Uunona was elected as a councilor in the Ompundja Constituency, the newspaper reported. According to the Electoral Commission of Namibia, Uunona ran as a candidate for the South West Africa People’s Organization, also known as the SWAPO party; He collected 1,196 votes in the election, which was held last month.
According to The Hill, Uunona denied having any ideological common ground with the Nazi dictator, telling the German newspaper Bild, “That I have this name doesn’t mean that I want to subjugate Oshana now -- it doesn’t mean that I’m striving for world domination!”
RESULTS: Uunona Adolf Hitler of the SWAPO party is the duly elected councilor of the Ompundja Constituency.#NamVotes2020 #NamibiaVotes2020 #EagleFM pic.twitter.com/6ZQqaNctZx
— Eagle FM Namibia (@EagleFMNam) November 26, 2020
On the official candidates list, Uunona’s middle name was reduced to an initial, the Post reported. The document read “Adolf H. Uunona,” but the results page listed his full name.

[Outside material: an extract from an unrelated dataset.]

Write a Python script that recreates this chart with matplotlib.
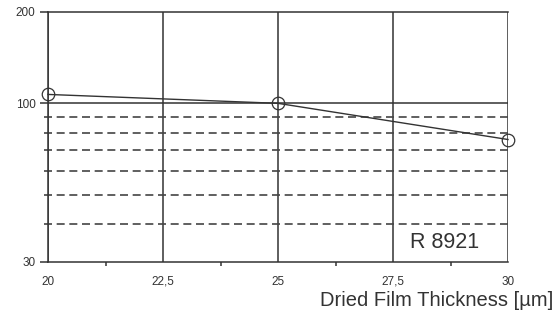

Namibia is a former German colony. The Germans yielded rule of the southwestern African nation in 1915, 18 years before Hitler came to power in Germany. The country was under South African rule during World War II and gained its independence in 1990.
Namibia’s official language is English, but German is also spoken there, The Hill reported. Several towns have German names, including Lüderitz, Mariental and Helmeringhausen.
In his interview with Bild, Uunona said that his father had named him after the dictator but “probably didn’t understand what Adolf Hitler stood for.” His wife, he said, calls him Adolf, the Post reported.
“It was a completely normal name for me as a child,” Uunona told Bild. “It wasn’t until I was growing up that I realized: This man wanted to subjugate the whole world. I have nothing to do with any of these things.”
The Regional Council Election Results in Oshana Region. 👇 👇 #NamVotes2020 pic.twitter.com/K7vpTbbiW0
— Electoral Commission of Namibia (@ECN_Namibia) November 27, 2020
Uunona is not the first candidate overseas to spark worldwide interest because of his name.
In November, Yutaka Umeda, a mayor in a small Japanese town, became a social media darling after the result of the American presidential election, the Post reported.
Under the Japanese writing system, Umeda’s name can also be pronounced “Jo Baiden,” the newspaper reported.